═════ Given data

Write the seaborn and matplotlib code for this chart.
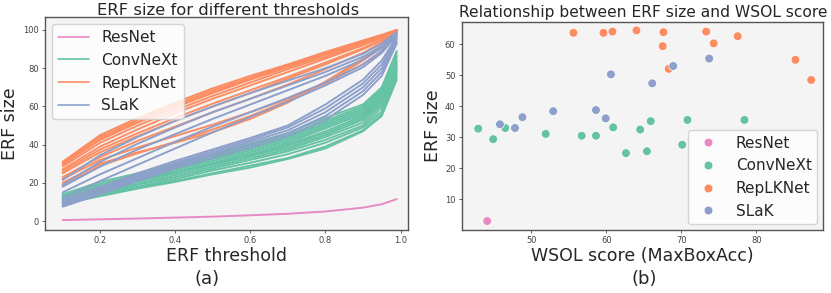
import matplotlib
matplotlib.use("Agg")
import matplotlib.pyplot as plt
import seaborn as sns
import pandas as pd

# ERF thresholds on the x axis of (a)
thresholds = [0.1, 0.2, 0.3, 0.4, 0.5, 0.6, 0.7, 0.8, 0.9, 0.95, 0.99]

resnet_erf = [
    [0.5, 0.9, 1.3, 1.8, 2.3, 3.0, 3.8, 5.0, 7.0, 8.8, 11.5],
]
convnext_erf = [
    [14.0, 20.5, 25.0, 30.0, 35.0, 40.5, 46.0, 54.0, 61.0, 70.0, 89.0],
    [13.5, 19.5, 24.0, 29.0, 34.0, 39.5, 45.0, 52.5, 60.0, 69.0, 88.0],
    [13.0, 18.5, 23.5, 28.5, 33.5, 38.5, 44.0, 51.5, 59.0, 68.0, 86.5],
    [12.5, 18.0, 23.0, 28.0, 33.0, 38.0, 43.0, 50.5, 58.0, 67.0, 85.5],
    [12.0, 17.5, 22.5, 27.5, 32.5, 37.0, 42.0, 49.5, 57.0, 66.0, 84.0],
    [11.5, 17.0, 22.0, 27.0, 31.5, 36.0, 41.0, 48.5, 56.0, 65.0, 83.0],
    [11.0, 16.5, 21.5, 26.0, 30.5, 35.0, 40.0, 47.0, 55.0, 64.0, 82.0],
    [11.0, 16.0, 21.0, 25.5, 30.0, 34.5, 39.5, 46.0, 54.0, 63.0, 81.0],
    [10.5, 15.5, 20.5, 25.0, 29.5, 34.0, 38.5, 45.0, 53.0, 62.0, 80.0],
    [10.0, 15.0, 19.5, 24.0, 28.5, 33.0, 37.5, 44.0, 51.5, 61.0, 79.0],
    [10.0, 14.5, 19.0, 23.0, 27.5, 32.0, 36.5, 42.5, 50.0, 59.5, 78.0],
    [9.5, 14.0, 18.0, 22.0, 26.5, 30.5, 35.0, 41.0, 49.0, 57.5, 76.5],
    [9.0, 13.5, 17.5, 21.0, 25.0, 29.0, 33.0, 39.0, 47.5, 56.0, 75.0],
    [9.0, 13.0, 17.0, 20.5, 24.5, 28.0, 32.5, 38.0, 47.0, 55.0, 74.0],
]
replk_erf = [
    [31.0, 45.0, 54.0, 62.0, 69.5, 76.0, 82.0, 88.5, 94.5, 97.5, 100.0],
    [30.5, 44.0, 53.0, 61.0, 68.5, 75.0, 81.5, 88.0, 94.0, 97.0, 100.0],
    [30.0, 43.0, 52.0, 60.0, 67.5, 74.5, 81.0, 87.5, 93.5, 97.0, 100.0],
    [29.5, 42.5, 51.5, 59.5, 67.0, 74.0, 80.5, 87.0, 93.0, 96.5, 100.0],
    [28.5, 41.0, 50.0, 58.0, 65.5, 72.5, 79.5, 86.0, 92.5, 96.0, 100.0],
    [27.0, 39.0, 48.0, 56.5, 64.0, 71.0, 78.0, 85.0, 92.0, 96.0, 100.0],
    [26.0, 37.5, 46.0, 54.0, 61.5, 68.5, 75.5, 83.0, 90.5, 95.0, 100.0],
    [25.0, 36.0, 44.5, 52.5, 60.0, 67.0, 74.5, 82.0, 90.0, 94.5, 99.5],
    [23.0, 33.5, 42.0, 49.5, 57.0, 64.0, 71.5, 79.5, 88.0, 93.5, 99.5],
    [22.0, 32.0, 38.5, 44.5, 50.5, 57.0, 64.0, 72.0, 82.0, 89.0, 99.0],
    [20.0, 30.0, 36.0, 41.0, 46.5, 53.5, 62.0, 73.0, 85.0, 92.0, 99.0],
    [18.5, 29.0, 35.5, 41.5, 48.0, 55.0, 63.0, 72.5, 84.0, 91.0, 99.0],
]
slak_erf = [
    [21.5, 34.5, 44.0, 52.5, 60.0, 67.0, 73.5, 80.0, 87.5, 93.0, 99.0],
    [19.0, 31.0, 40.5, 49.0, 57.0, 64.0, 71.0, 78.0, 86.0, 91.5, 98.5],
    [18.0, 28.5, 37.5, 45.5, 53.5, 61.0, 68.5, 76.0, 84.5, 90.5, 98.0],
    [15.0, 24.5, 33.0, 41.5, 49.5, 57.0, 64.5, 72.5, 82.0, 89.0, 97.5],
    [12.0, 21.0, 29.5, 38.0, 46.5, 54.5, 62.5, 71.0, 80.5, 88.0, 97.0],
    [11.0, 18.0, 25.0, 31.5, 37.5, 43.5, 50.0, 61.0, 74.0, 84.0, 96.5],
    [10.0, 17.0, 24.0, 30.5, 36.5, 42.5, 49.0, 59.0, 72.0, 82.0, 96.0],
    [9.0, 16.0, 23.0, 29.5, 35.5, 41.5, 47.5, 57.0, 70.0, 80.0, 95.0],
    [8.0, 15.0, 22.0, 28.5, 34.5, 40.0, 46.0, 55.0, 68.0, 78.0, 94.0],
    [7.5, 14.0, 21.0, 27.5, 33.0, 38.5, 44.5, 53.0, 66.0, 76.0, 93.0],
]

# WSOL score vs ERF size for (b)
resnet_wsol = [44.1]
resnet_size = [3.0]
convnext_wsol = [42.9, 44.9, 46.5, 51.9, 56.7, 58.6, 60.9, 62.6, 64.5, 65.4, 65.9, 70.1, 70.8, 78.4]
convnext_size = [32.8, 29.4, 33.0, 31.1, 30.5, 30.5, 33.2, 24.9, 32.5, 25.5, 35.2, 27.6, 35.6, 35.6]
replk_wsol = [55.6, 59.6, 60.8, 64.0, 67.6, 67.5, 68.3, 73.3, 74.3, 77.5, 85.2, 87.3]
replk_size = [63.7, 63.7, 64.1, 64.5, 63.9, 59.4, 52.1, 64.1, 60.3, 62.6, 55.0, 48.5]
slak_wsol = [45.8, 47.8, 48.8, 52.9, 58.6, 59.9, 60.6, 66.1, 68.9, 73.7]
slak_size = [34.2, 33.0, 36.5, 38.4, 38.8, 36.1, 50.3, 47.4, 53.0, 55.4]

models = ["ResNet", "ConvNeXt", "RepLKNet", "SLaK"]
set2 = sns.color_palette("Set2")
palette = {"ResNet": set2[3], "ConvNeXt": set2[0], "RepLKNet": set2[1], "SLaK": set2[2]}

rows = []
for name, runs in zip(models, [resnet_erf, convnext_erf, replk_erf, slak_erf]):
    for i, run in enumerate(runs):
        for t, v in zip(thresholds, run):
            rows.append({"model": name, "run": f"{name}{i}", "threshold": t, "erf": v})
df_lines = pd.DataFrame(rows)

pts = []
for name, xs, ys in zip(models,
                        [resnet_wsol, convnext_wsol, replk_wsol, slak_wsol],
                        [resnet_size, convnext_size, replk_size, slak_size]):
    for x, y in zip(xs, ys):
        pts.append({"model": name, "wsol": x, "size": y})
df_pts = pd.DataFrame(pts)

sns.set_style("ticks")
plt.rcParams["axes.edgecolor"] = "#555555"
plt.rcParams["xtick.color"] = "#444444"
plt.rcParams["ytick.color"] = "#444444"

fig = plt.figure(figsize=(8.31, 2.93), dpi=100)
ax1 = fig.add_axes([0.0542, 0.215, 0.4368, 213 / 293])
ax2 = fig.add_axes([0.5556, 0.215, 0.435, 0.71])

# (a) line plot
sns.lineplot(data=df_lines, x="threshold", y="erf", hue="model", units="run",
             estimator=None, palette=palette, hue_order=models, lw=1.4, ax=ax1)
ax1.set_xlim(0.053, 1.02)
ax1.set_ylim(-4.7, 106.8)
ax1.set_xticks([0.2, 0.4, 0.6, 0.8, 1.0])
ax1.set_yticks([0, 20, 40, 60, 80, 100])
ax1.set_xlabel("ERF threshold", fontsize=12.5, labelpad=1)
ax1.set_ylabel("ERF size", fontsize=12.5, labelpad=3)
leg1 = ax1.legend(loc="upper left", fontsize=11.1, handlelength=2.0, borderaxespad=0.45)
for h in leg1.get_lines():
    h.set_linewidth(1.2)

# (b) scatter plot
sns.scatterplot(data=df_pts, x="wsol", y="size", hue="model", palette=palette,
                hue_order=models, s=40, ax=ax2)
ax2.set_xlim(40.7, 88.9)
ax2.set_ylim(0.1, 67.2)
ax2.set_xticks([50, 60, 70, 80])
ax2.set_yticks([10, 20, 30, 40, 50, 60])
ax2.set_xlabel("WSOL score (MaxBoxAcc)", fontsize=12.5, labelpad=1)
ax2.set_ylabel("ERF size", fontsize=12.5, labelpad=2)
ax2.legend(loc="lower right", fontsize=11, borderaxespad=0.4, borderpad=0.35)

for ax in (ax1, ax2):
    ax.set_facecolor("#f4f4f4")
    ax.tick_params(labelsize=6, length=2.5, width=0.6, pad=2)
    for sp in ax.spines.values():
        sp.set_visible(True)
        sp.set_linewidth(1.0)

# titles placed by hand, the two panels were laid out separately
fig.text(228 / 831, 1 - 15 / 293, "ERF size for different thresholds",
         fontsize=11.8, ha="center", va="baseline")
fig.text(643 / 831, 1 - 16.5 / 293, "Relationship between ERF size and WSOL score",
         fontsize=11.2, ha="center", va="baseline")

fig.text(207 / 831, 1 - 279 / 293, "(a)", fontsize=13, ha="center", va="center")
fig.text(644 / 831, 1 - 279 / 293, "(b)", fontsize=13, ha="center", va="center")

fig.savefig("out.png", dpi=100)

══════════

Exercise objective: Starting with the first line of the data above and ending with the line containing "0.9, 0.95, 0.99]", please restate every line exactly, leaving images out.

Exercise answer:
Write the seaborn and matplotlib code for this chart.
import matplotlib
matplotlib.use("Agg")
import matplotlib.pyplot as plt
import seaborn as sns
import pandas as pd

# ERF thresholds on the x axis of (a)
thresholds = [0.1, 0.2, 0.3, 0.4, 0.5, 0.6, 0.7, 0.8, 0.9, 0.95, 0.99]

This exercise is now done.